In this most recent inquiry, Apollo said the Department of Education found errors related to when a student has officially withdrawn from school and therefore when the school must return financial aid funds to the government. The department didn't, however, find errors in the school's calculations of what funds it needed to return.

The department also found errors in self-reported calculations of student financial needs, as well as a concern over students enrolling in and starting classes without understanding their eligibility for financial aid.

The company said it has liquidity on its balance sheet to cover the charges.

Trace Urdan, an analyst with Signal Hill Capital Group, said the relatively minor findings were "a spectacularly positive result."
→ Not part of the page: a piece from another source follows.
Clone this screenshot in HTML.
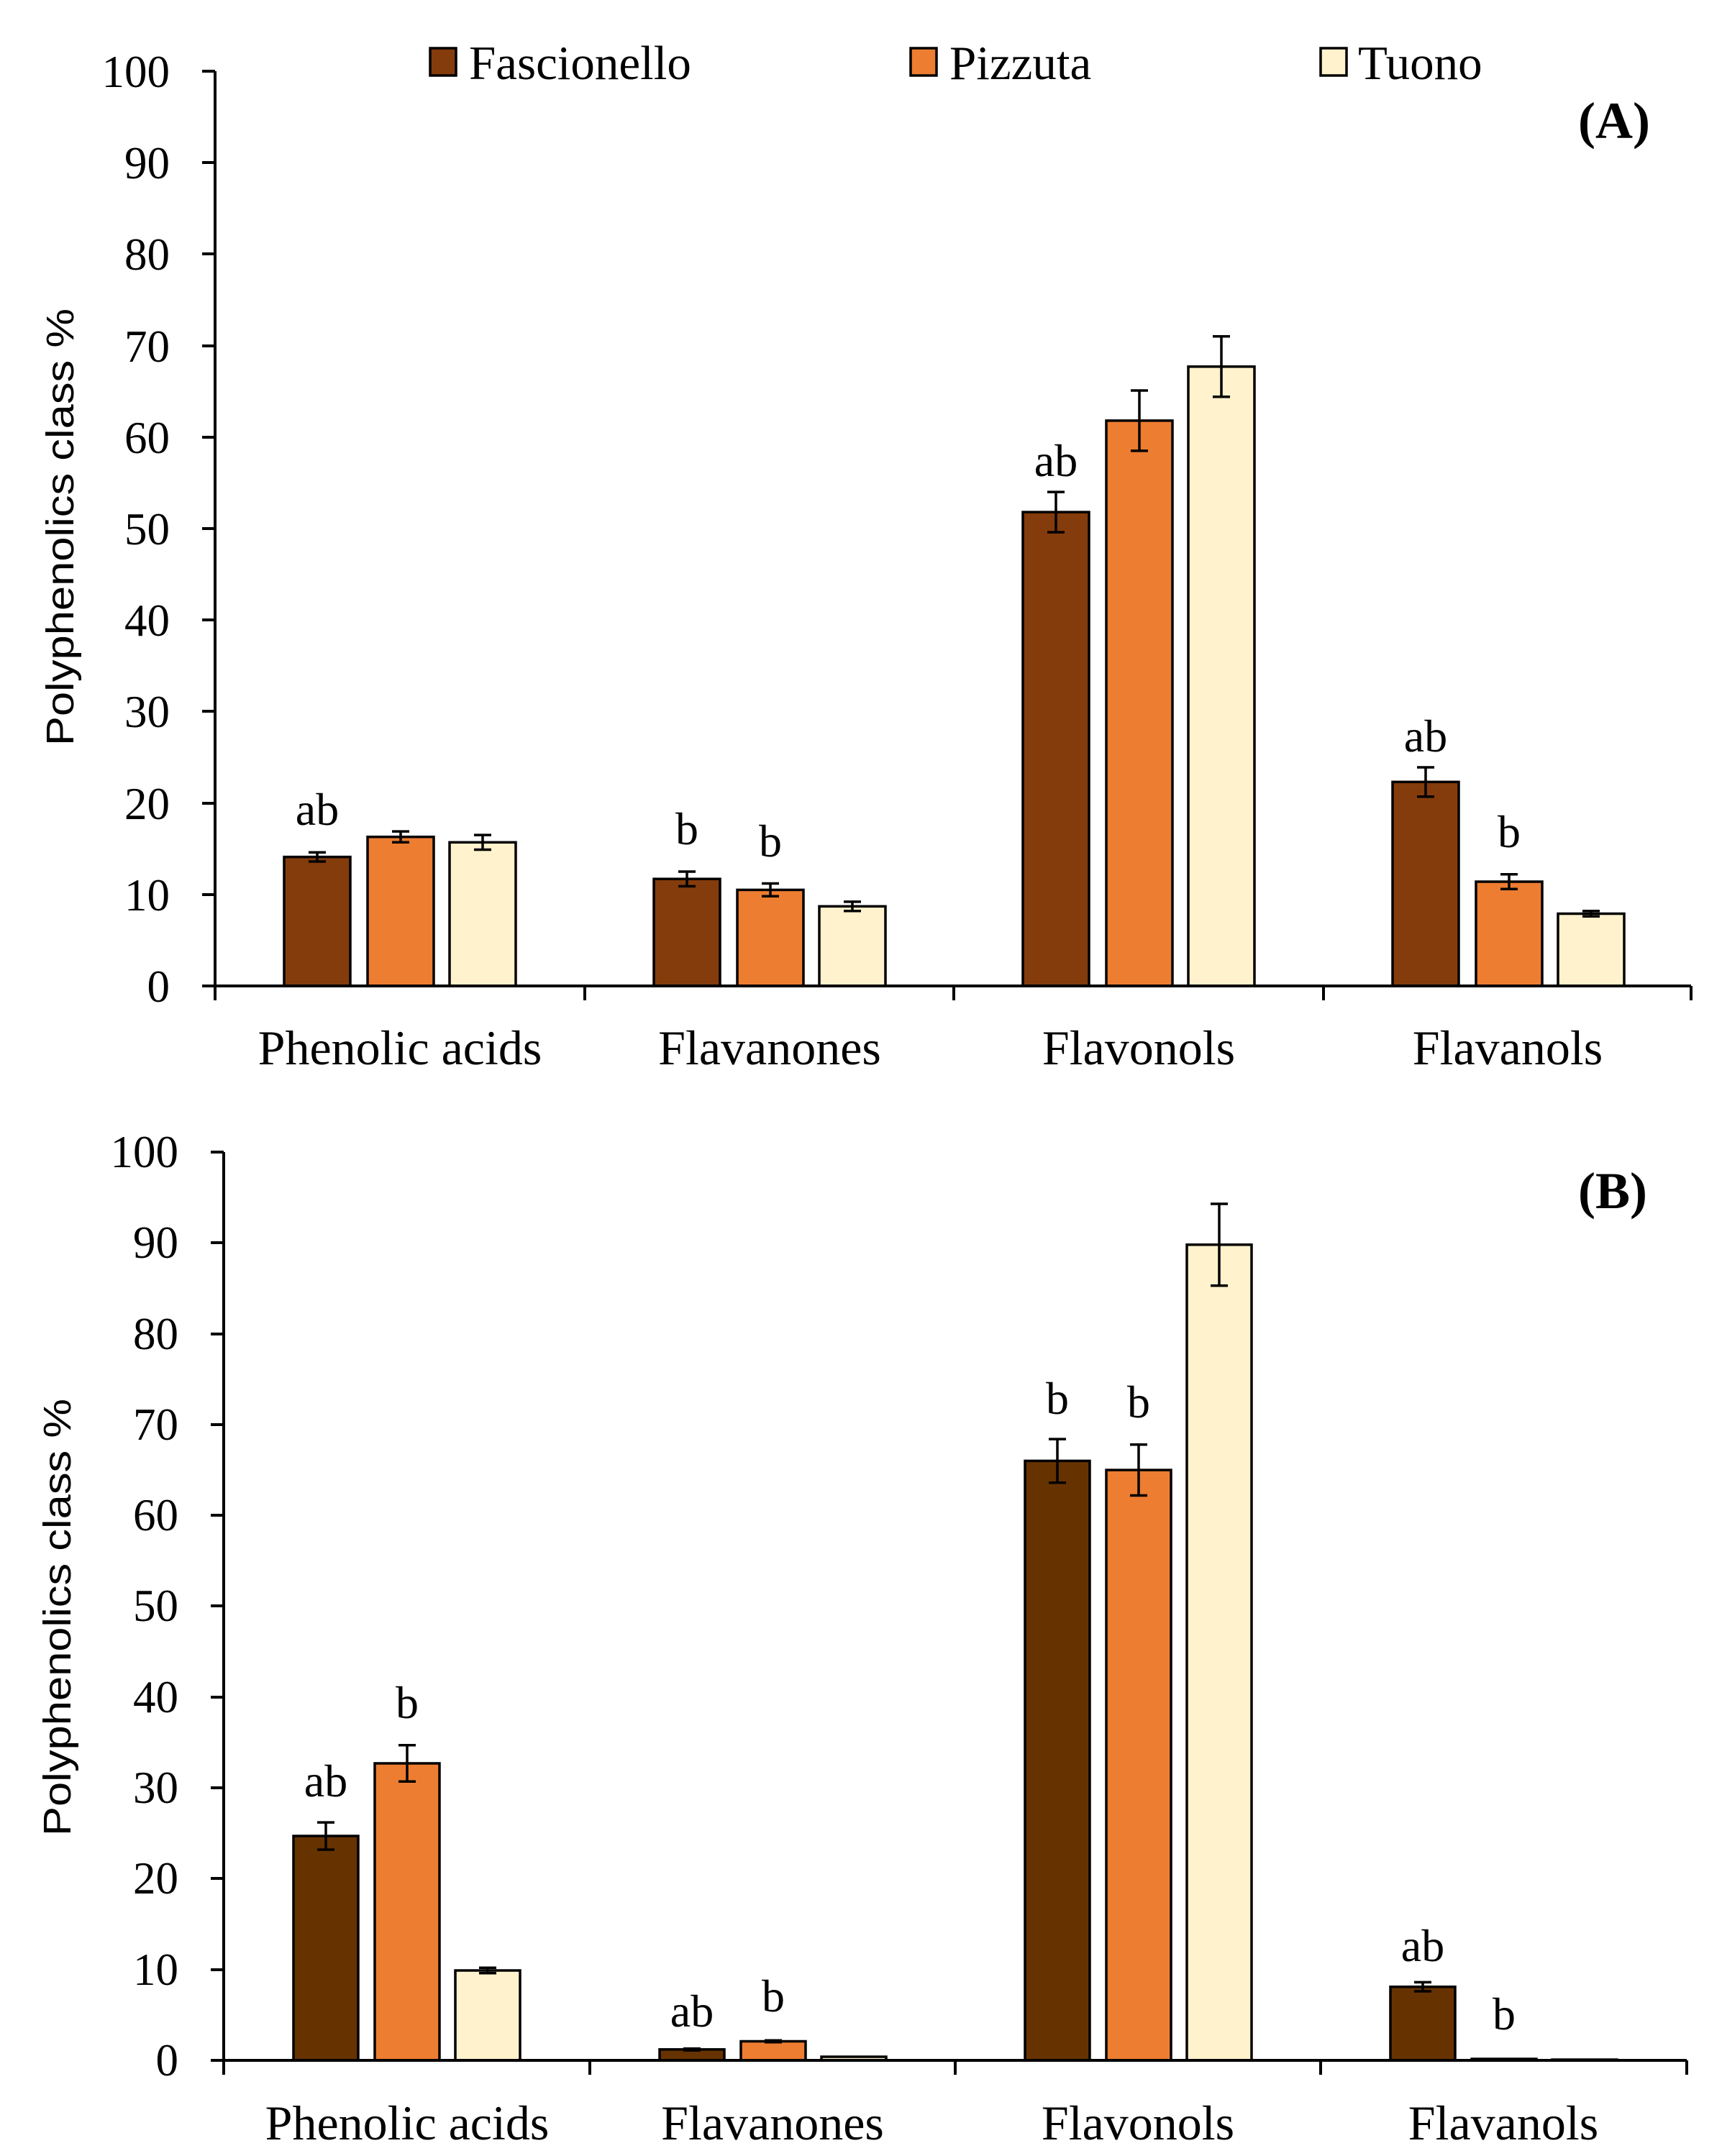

Despite its current burden, the company got a big worry off its radar screen with a December agreement to pay $67.5 million to the Securities and Exchange Commission and $11 million in plaintiff attorneys' fees to end a long-running dispute over recruiter compensation.

For the quarter ended Nov. 30, Apollo reported earnings of $240.1 million, or $1.54 a share, compared with $180.4 million, or $1.12 a share, a year earlier. The latest quarter included a 7-cent gain related to an Internal Revenue Service settlement.

Revenue surged 31% to $1.27 billion.

Analysts polled by Thomson Reuters projected earnings of $1.46 on revenue of $1.23 billion.

Degreed enrollment increased 18%, to 455,600, while new degreed enrollment climbed 14%. Enrollment growth has slowed over the past few quarters.

Apollo's bad debt expense jumped to 4.9% of revenue from 3.6% a year earlier, which the company attributed to the economic downturn and more students in associate degree programs.

"We remain committed to providing access to high-quality education, while ensuring that only students who have a reasonable chance to succeed enroll in our institutions," co-Chief Executive Greg Cappelli said in a statement.

The company said it is working to educate students on financial opportunities and provide more support before they even enroll. Apollo expects bad debt to continue rising for the near future.

For-profit schools have come under fire lately for their recruiting tactics, with critics claiming the colleges enroll students who can't graduate or find well paying jobs, leaving them unable to repay the loans they borrowed to attend school. The schools derive the bulk of their revenue from federally guaranteed student loans.